Lyon: That access to capital cannot be overemphasized. This is a highly capital-intensive business. Driving these asset sales, in part, are companies trying to concentrate on one or two of their key resources, because it's that resource concentration that the equity market is favouring.
MacDonald: In summary, don't count Canada out. Look for energy companies that continue to focus and streamline their asset base and also look for opportunities in unconventional plays. Some Canadian names are so cheap that they could be takeover targets.
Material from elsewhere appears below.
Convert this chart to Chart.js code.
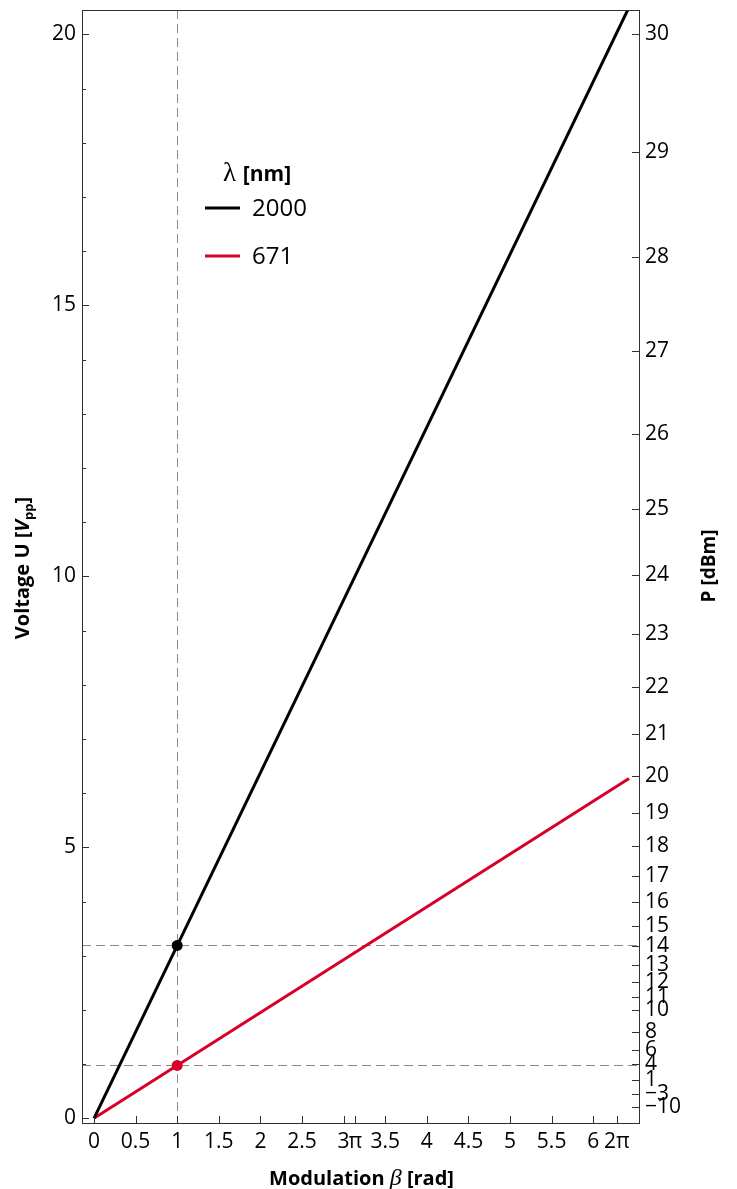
<!DOCTYPE html>
<html>
<head>
<meta charset="utf-8">
<script src="https://cdn.jsdelivr.net/npm/chart.js@4/dist/chart.umd.min.js"></script>
<style>
  html, body { margin: 0; padding: 0; background: #ffffff; }
  #wrap { width: 737px; height: 1189px; position: relative; }
</style>
</head>
<body>
<div id="wrap"><canvas id="c" width="737" height="1189"></canvas></div>
<script>
// Modulation depth beta [rad] and the drive voltage needed for each wavelength
const beta = [0, 6.43];
const voltage2000 = [0, 20.5];
const voltage671 = [0, 6.27];

// Highlighted operating point at beta = 1 rad
const markBeta = [1];
const mark2000 = [3.19];
const mark671 = [0.975];

const seriesNames = ['2000', '671'];
const seriesColors = ['#000000', '#d6002b'];

// Axis ticks
const xTickValues = [0, 0.5, 1, 1.5, 2, 2.5, 3, Math.PI, 3.5, 4, 4.5, 5, 5.5, 6, 2 * Math.PI];
const xTickLabels = ['0', '0.5', '1', '1.5', '2', '2.5', '3', 'π', '3.5', '4', '4.5', '5', '5.5', '6', '2π'];
const uTickValues = [0, 1, 2, 3, 4, 5, 6, 7, 8, 9, 10, 11, 12, 13, 14, 15, 16, 17, 18, 19, 20];
const uTickLabels = ['0', '', '', '', '', '5', '', '', '', '', '10', '', '', '', '', '15', '', '', '', '', '20'];
const dbmTicks = [30, 29, 28, 27, 26, 25, 24, 23, 22, 21, 20, 19, 18, 17, 16, 15, 14, 13, 12, 11, 10, 8, 6, 4, 1, -3, -10];

// Peak-to-peak voltage across 50 Ω that delivers a given power in dBm
function dbmToVpp(p) {
  const watts = Math.pow(10, p / 10) / 1000;
  return 2 * Math.SQRT2 * Math.sqrt(watts * 50);
}

const U_MIN = -0.087, U_MAX = 20.45;
const X_MIN = -0.144, X_MAX = 6.55;
const FONT = "'Open Sans', 'DejaVu Sans', sans-serif";
const SERIF = "'Liberation Serif', 'DejaVu Serif', serif";
const FRAME = '#303030';

function toPoints(xs, ys) { return xs.map((x, i) => ({ x: x, y: ys[i] })); }

function drawRich(ctx, parts, cx, cy) {
  let total = 0;
  parts.forEach(p => { ctx.font = p.font; p.w = ctx.measureText(p.text).width; total += p.w; });
  let x = cx - total / 2;
  ctx.textBaseline = 'alphabetic';
  ctx.textAlign = 'left';
  parts.forEach(p => { ctx.font = p.font; ctx.fillText(p.text, x, cy + (p.dy || 0)); x += p.w; });
}

const decorations = {
  id: 'decorations',
  beforeDatasetsDraw(chart) {
    const { ctx, chartArea: a, scales } = chart;
    ctx.save();
    ctx.strokeStyle = '#8a8a8a';
    ctx.lineWidth = 1;
    ctx.setLineDash([9, 5]);
    markBeta.forEach(b => {
      const px = Math.round(scales.x.getPixelForValue(b)) + 0.5;
      ctx.beginPath(); ctx.moveTo(px, a.top); ctx.lineTo(px, a.bottom); ctx.stroke();
    });
    [mark2000, mark671].forEach(arr => arr.forEach(u => {
      const py = Math.round(scales.y.getPixelForValue(u)) + 0.5;
      ctx.beginPath(); ctx.moveTo(a.left, py); ctx.lineTo(a.right, py); ctx.stroke();
    }));
    ctx.restore();
  },
  afterDraw(chart) {
    const { ctx, chartArea: a, scales } = chart;
    ctx.save();
    // frame
    ctx.strokeStyle = FRAME;
    ctx.lineWidth = 1;
    ctx.setLineDash([]);
    ctx.strokeRect(Math.round(a.left) + 0.5, Math.round(a.top) + 0.5,
                   Math.round(a.right - a.left), Math.round(a.bottom - a.top));
    // inward tick marks
    ctx.beginPath();
    scales.x.ticks.forEach(t => {
      const px = Math.round(scales.x.getPixelForValue(t.value)) + 0.5;
      ctx.moveTo(px, a.bottom); ctx.lineTo(px, a.bottom - 7);
    });
    scales.y.ticks.forEach(t => {
      const py = Math.round(scales.y.getPixelForValue(t.value)) + 0.5;
      const len = (t.value % 5 === 0) ? 7 : 4;
      ctx.moveTo(a.left, py); ctx.lineTo(a.left + len, py);
    });
    scales.y2.ticks.forEach(t => {
      const py = Math.round(scales.y2.getPixelForValue(t.value)) + 0.5;
      ctx.moveTo(a.right, py); ctx.lineTo(a.right - 7, py);
    });
    ctx.stroke();

    ctx.fillStyle = '#000';
    // x title
    drawRich(ctx, [
      { text: 'Modulation ', font: `bold 20px ${FONT}` },
      { text: 'β', font: `italic 24px ${SERIF}` },
      { text: ' [rad]', font: `bold 20px ${FONT}` }
    ], (a.left + a.right) / 2 + 1, 1185);

    // left title
    ctx.save();
    ctx.translate(29, 568);
    ctx.rotate(-Math.PI / 2);
    drawRich(ctx, [
      { text: 'Voltage U [', font: `bold 20px ${FONT}` },
      { text: 'V', font: `bold italic 20px ${FONT}` },
      { text: 'pp', font: `bold 13px ${FONT}`, dy: 4 },
      { text: ']', font: `bold 20px ${FONT}` }
    ], 0, 0);
    ctx.restore();

    // right title
    ctx.save();
    ctx.translate(715, 566);
    ctx.rotate(-Math.PI / 2);
    drawRich(ctx, [{ text: 'P [dBm]', font: `bold 19px ${FONT}` }], 0, 0);
    ctx.restore();

    // legend
    drawRich(ctx, [
      { text: 'λ ', font: `27px ${SERIF}` },
      { text: '[nm]', font: `bold 21px ${FONT}` }
    ], 257, 181);
    chart.data.datasets.filter(d => d.inLegend).forEach((d, i) => {
      const y = 208 + i * 48;
      ctx.strokeStyle = d.borderColor;
      ctx.lineWidth = 3;
      ctx.beginPath(); ctx.moveTo(205, y); ctx.lineTo(240, y); ctx.stroke();
      ctx.font = `24px ${FONT}`;
      ctx.textAlign = 'left';
      ctx.textBaseline = 'middle';
      ctx.fillText(d.label, 252, y + 1);
    });
    ctx.restore();
  }
};

const fmt = v => String(v).replace('-', '\u2212');
const noPadV = s => { s.paddingTop = 0; s.paddingBottom = 0; };

new Chart(document.getElementById('c'), {
  type: 'scatter',
  data: {
    datasets: [
      { label: seriesNames[0], inLegend: true, data: toPoints(beta, voltage2000), showLine: true,
        borderColor: seriesColors[0], borderWidth: 3, pointRadius: 0, clip: 0, yAxisID: 'y' },
      { label: seriesNames[1], inLegend: true, data: toPoints(beta, voltage671), showLine: true,
        borderColor: seriesColors[1], borderWidth: 3, pointRadius: 0, clip: 0, yAxisID: 'y' },
      { label: seriesNames[0] + ' @ β=1', data: toPoints(markBeta, mark2000),
        backgroundColor: seriesColors[0], borderWidth: 0, pointRadius: 5.5, yAxisID: 'y' },
      { label: seriesNames[1] + ' @ β=1', data: toPoints(markBeta, mark671),
        backgroundColor: seriesColors[1], borderWidth: 0, pointRadius: 5.5, yAxisID: 'y' }
    ]
  },
  options: {
    responsive: false,
    animation: false,
    devicePixelRatio: 1,
    layout: { padding: { top: 10, left: 0, right: 0, bottom: 0 } },
    plugins: { legend: { display: false }, tooltip: { enabled: false } },
    scales: {
      x: {
        type: 'linear', min: X_MIN, max: X_MAX,
        grid: { display: false, drawTicks: false }, border: { display: false },
        afterBuildTicks: s => { s.ticks = xTickValues.map(v => ({ value: v })); },
        afterFit: s => { s.height = 66; s.paddingLeft = 0; s.paddingRight = 0; },
        ticks: {
          autoSkip: false, maxRotation: 0, padding: 6, color: '#000',
          font: { family: FONT, size: 21 },
          callback: (v, i) => xTickLabels[i]
        }
      },
      y: {
        type: 'linear', position: 'left', min: U_MIN, max: U_MAX,
        grid: { display: false, drawTicks: false }, border: { display: false },
        afterBuildTicks: s => { s.ticks = uTickValues.map(v => ({ value: v })); },
        afterFit: s => { s.width = 82; noPadV(s); },
        ticks: {
          autoSkip: false, padding: 6, color: '#000',
          font: { family: FONT, size: 21 },
          callback: (v, i) => uTickLabels[i]
        }
      },
      y2: {
        type: 'linear', position: 'right', min: U_MIN, max: U_MAX,
        grid: { display: false, drawTicks: false }, border: { display: false },
        afterBuildTicks: s => { s.ticks = dbmTicks.map(p => ({ value: dbmToVpp(p) })); },
        afterFit: s => { s.width = 98; noPadV(s); },
        ticks: {
          autoSkip: false, padding: 6, color: '#000',
          font: { family: FONT, size: 21 },
          callback: (v, i) => fmt(dbmTicks[i])
        }
      }
    }
  },
  plugins: [decorations]
});
</script>
</body>
</html>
Lyon: An improvement in the infrastructure for Canadian producers and/or an improvement in the oil-sands economics could bring the foreign investor back into Canadian energy stocks. As Norm has said, there are opportunities in Canada. Liquefied-natural-gas projects are a clear example. The basin that is likely to provide most of the gas for this is Western Canada's Montney. So, Montney producers such as Canada's Painted Pony Petroleum Ltd. PPY and ARC Resources Ltd. ARX will benefit. I own Painted Pony.
Vali: I have a small position in Painted Pony's stock and a significant holding in ARC.
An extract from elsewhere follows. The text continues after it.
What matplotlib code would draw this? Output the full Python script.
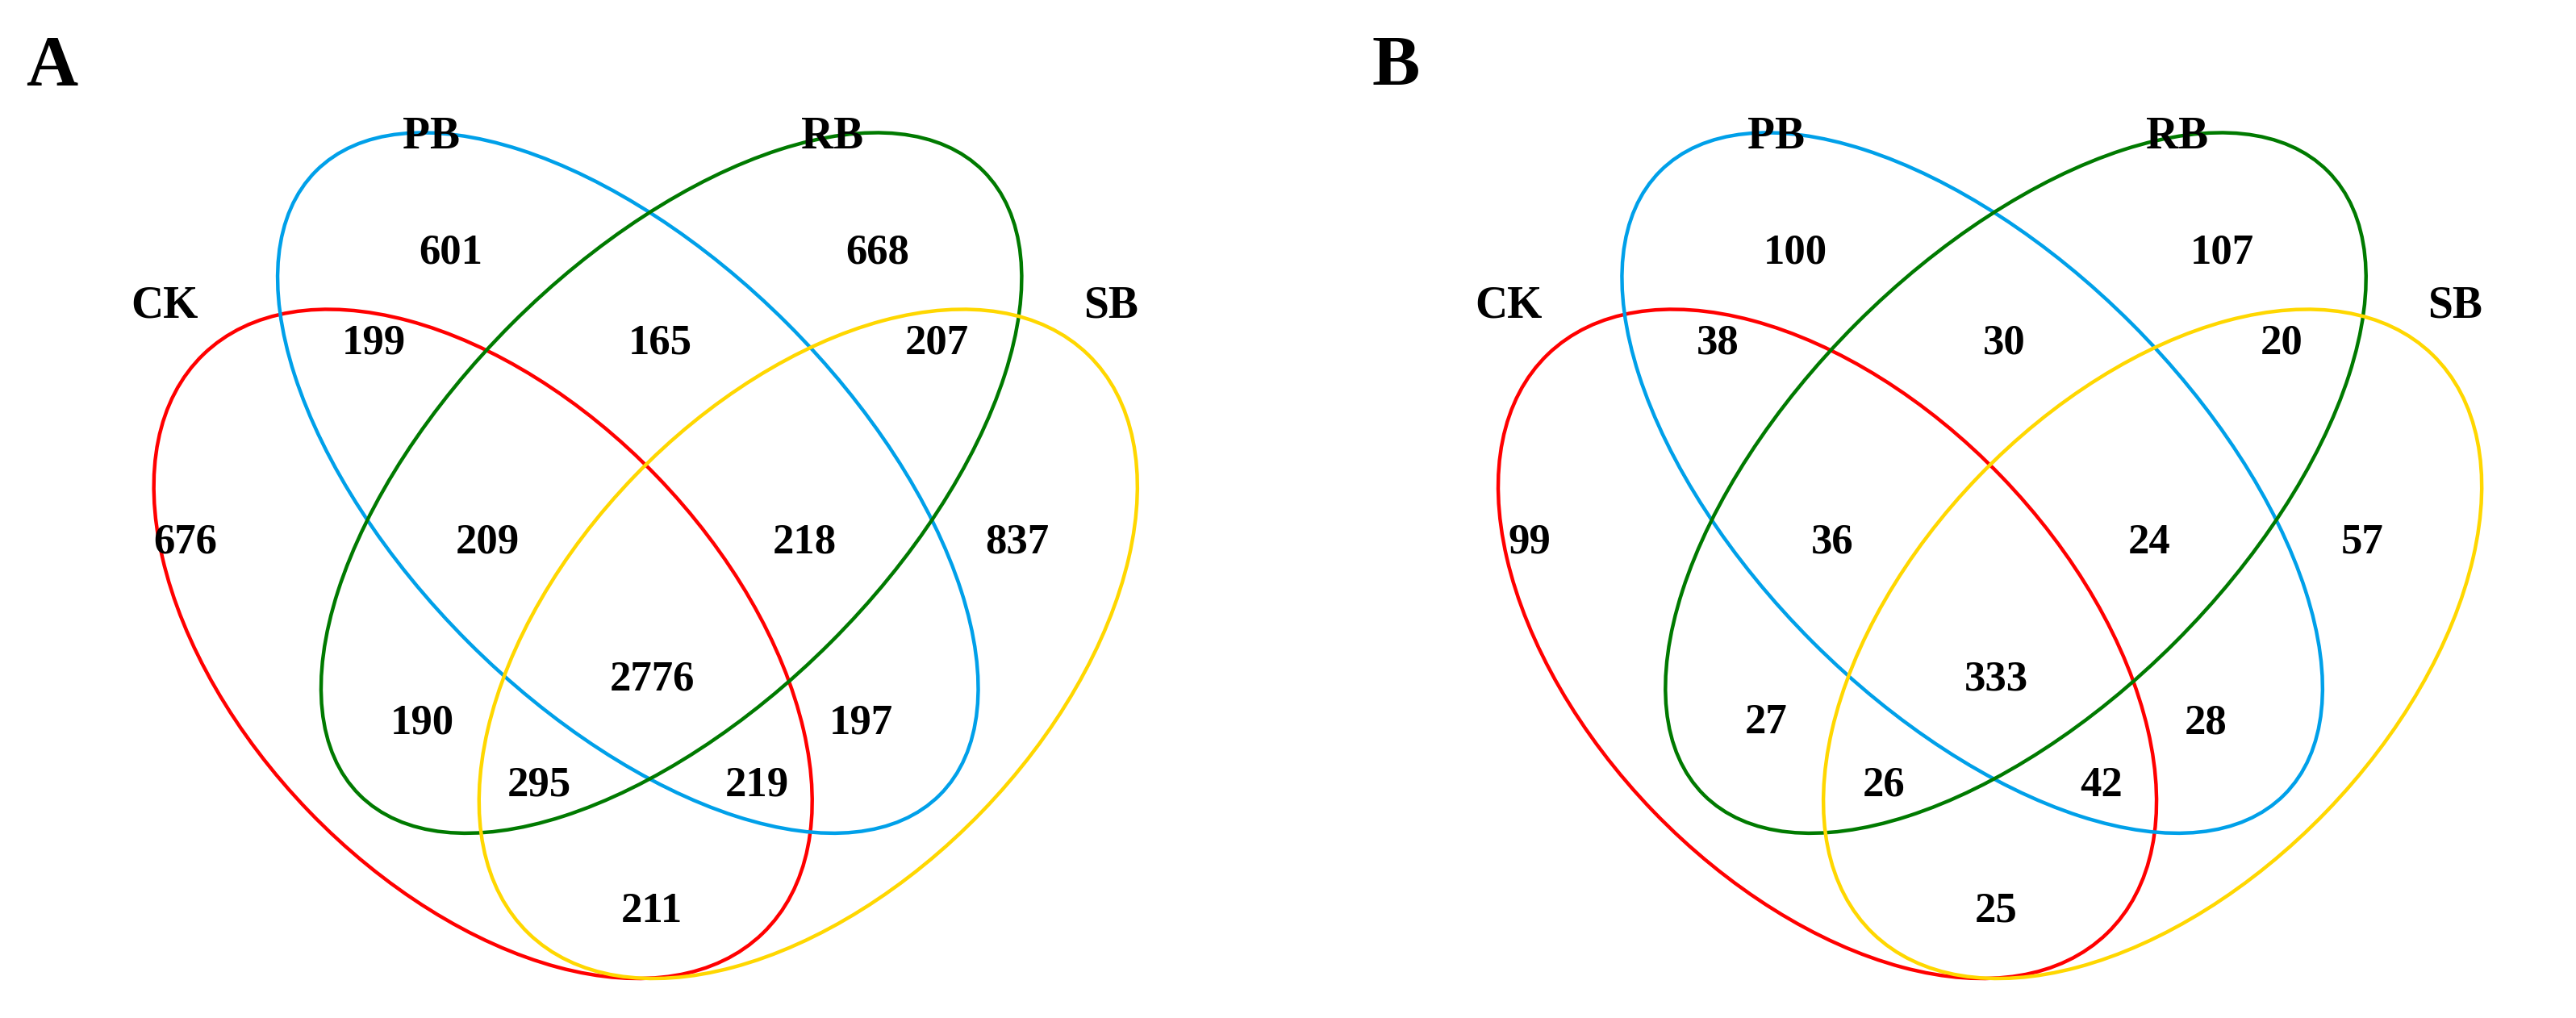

Q:Time to talk about the materials sector, which has been a laggard.
MacDonald: Bullion was one of the weakest performing commodities in 2013, down about 26%. Gold bullion is out of favour with many investors. Canadian gold stocks were down about 42% in 2013. Trimark Resources has a reasonable exposure to gold stocks. I use US$1,200 per ounce to value the companies, because that is the new marginal cost of production. I focus on the quality of assets and of management.
Lyon: Marginal cost of production roughly sets a long-term price for commodities. Commodity prices across the board are now generally in equilibrium between supply and demand and their prices are range-bound. On bullion, most of the prior price premium, reflecting a range of investor concerns, has been taken out. This reduces the downside risk for the commodity. For gold-stock investors, there is a need to focus on those producers that can survive or potentially thrive in a US$1,200-per-ounce environment.
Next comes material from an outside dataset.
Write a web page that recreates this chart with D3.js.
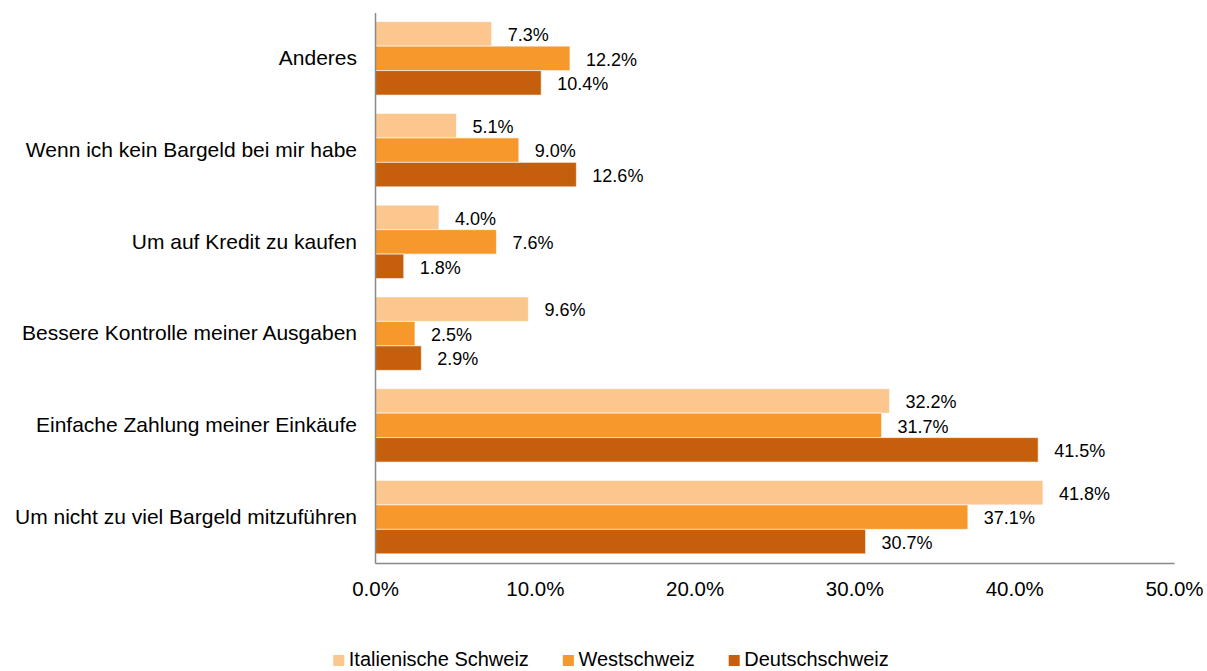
<!DOCTYPE html>
<html>
<head>
<meta charset="utf-8">
<script src="https://cdn.jsdelivr.net/npm/d3@7"></script>
<style>
    body { margin: 0; background: #fff; }
    svg text { font-family: "Liberation Sans", Arial, sans-serif; fill: #000; }
</style>
</head>
<body>
<div id="chart"></div>
<script>
// categories top to bottom
var categories = ["Anderes", "Wenn ich kein Bargeld bei mir habe", "Um auf Kredit zu kaufen",
    "Bessere Kontrolle meiner Ausgaben", "Einfache Zahlung meiner Einkäufe", "Um nicht zu viel Bargeld mitzuführen"];
var seriesNames = ["Italienische Schweiz", "Westschweiz", "Deutschschweiz"];
var seriesColors = ["#fbc78f", "#f7982d", "#c55f0b"];

var italienisch = [7.3, 5.1, 4.0, 9.6, 32.2, 41.8];
var westschweiz = [12.2, 9.0, 7.6, 2.5, 31.7, 37.1];
var deutschschweiz = [10.4, 12.6, 1.8, 2.9, 41.5, 30.7];

var xTicks = [0, 10, 20, 30, 40, 50];

var width = 1207, height = 671;

var svg = d3.select("#chart").append("svg")
    .attr("width", width)
    .attr("height", height);

var x = d3.scaleLinear().domain([0, 50]).range([375, 1174]);
var y = d3.scaleBand().domain(categories).range([12.5, 563])
    .paddingInner(0.2).paddingOuter(0.1);
var ySub = d3.scaleBand().domain(seriesNames).range([0, y.bandwidth()]);
var color = d3.scaleOrdinal().domain(seriesNames).range(seriesColors);

var allSeries = [italienisch, westschweiz, deutschschweiz];
var rows = [];
categories.forEach(function (c, i) {
    seriesNames.forEach(function (s, j) {
        rows.push({ cat: c, series: s, value: allSeries[j][i] });
    });
});

// bars
svg.append("g").selectAll("rect")
    .data(rows)
    .join("rect")
    .attr("x", x(0))
    .attr("y", d => y(d.cat) + ySub(d.series))
    .attr("width", d => x(d.value) - x(0))
    .attr("height", ySub.bandwidth())
    .attr("fill", d => color(d.series))
    .attr("stroke", "#fff")
    .attr("stroke-opacity", 0.6)
    .attr("stroke-width", 1);

// value labels
svg.append("g").selectAll("text")
    .data(rows)
    .join("text")
    .attr("x", d => x(d.value) + 16)
    .attr("y", d => y(d.cat) + ySub(d.series) + ySub.bandwidth() / 2 + 1)
    .attr("dy", "0.35em")
    .attr("font-size", "18px")
    .text(d => d.value.toFixed(1) + "%");

// x axis
var xAxis = d3.axisBottom(x).tickValues(xTicks).tickSize(0).tickPadding(18)
    .tickFormat(d => d.toFixed(1) + "%");
var gx = svg.append("g").attr("transform", "translate(0,563)").call(xAxis);
gx.select(".domain").attr("stroke", "#898989").attr("stroke-width", 1.5);
gx.selectAll(".tick text").attr("font-size", "20.5px").attr("font-family", null);

// y axis
var yAxis = d3.axisLeft(y).tickSize(0).tickPadding(18);
var gy = svg.append("g").attr("transform", "translate(375,0)").call(yAxis);
gy.select(".domain").attr("stroke", "#898989").attr("stroke-width", 1.5);
gy.selectAll(".tick text").attr("font-size", "21px").attr("font-family", null);

// legend
var legend = svg.append("g");
var lx = 0;
seriesNames.forEach(function (s) {
    var item = legend.append("g").attr("transform", "translate(" + lx + ",0)");
    item.append("rect")
        .attr("x", 0).attr("y", -11)
        .attr("width", 11).attr("height", 11)
        .attr("fill", color(s));
    var t = item.append("text")
        .attr("x", 15.5).attr("y", 0)
        .attr("font-size", "20px")
        .text(s);
    lx += 15.5 + t.node().getComputedTextLength() + 34;
});
var legendWidth = lx - 34;
legend.attr("transform", "translate(" + (611 - legendWidth / 2) + ",666)");
</script>
</body>
</html>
MacDonald: An example is Torex Gold Resources Inc. TXG, which is one my favourite names. The company came in to talk to me four years ago. At the time, it thought there might be four million ounces on its property and the price of gold was US$100 per ounce less than it is today. At that time, Torex's market cap was about $400 million. Fast forward to today, management's estimate for the property is 10 million ounces and the price of gold is US$100 per ounce higher than it was then, yet the market cap does not reflect this. It's a good-quality, low-cost deposit in Mexico.
Lyon: It's a fairly high-grade ore. I own it in AGF Precious Metals.
Vali: In 2013, not only did the gold price drop, but a lot of the companies also disappointed in terms of their ability to execute. We saw that, for example, in Barrick Gold Corp. ABX. To the extent that this is behind us now, perhaps we have seen the bottom in some of the gold stocks.
MacDonald: Poor management has hampered this industry.
Lyon: Investors have forced change on the gold industry, including on Barrick, to try and make these companies an investible asset class again.
|Norman MacDonald and Scott Vali|
Vali: We're fond of copper. The market believes that we're going into oversupply in the next couple of years. But looking longer-term, we still need a higher price to encourage future production. As we look into 2016, 2017, that surplus is expected to diminish. There is a need to start building those mines now to fill that gap.
Lyon: I own Freeport-McMoRan Copper & Gold Inc. FCX in AGF Global Resources.
Vali: I also own the stock.
MacDonald: I own Turquoise Hill Resources Ltd. TRQ.
Lyon: I also own First Quantum Minerals Ltd. FM.
MacDonald: I also own this stock.
Vali: So do I.
Q:Interesting, all three of you have a holding in First Quantum.
MacDonald: It has a good growth profile in Africa and Panama. First Quantum bought Canadian rival Inmet Mining Corp last April, mainly for its Cobre Panama project. First Quantum has underperformed a little in 2013 because of the delay on the final capital-expenditure budget for Cobre Panama. The market doesn't like uncertainty. At the multiple that you're buying First Quantum today, there's not much growth baked into the share price. First Quantum's management team is best in class in the mining industry. It takes a long-term view from a net-asset-value perspective.
|First Quantum Minerals Ltd.||Turquoise Hill Resources Ltd.||Freeport-McMoRan Copper & Gold Inc.¹|
|Market cap||$11.0 billion||$3.6 billion||$36.9 billion|
|Total % return 1Y*||-11.6||-61.1||8.2|
|Total % return 3Y*||-8.4||-47.7||-11.7|
|Total % return 5Y*||33.0||-1.2||26.8|
|¹ Figures are in U.S. dollars|
*As of Jan. 13, 2014
Lyon: The ink is barely dry on its Inmet transaction. It's premature to pass judgment on it, when 80% of the rationale for the transaction was a project that is still being built. First Quantum's management team is rightly regarded as one of the premier copper-mine builders in the world.
Vali: Correct. Another base-metal commodity that is looking interesting is zinc. The challenge with it is that there are not a lot of companies that provide a pure play on zinc. One company that is growing its zinc production is Lundin Mining Corp. LUN, a holding in Signature Global Resource.
Lyon: I own Lundin and a few names that have some zinc exposure such as Hudbay Minerals Inc. HBM and Teck Resources Ltd. TCK.B. Teck is the largest zinc player in the world, although its financial leverage to zinc has gone down as it has expanded into copper and into metallurgical coal.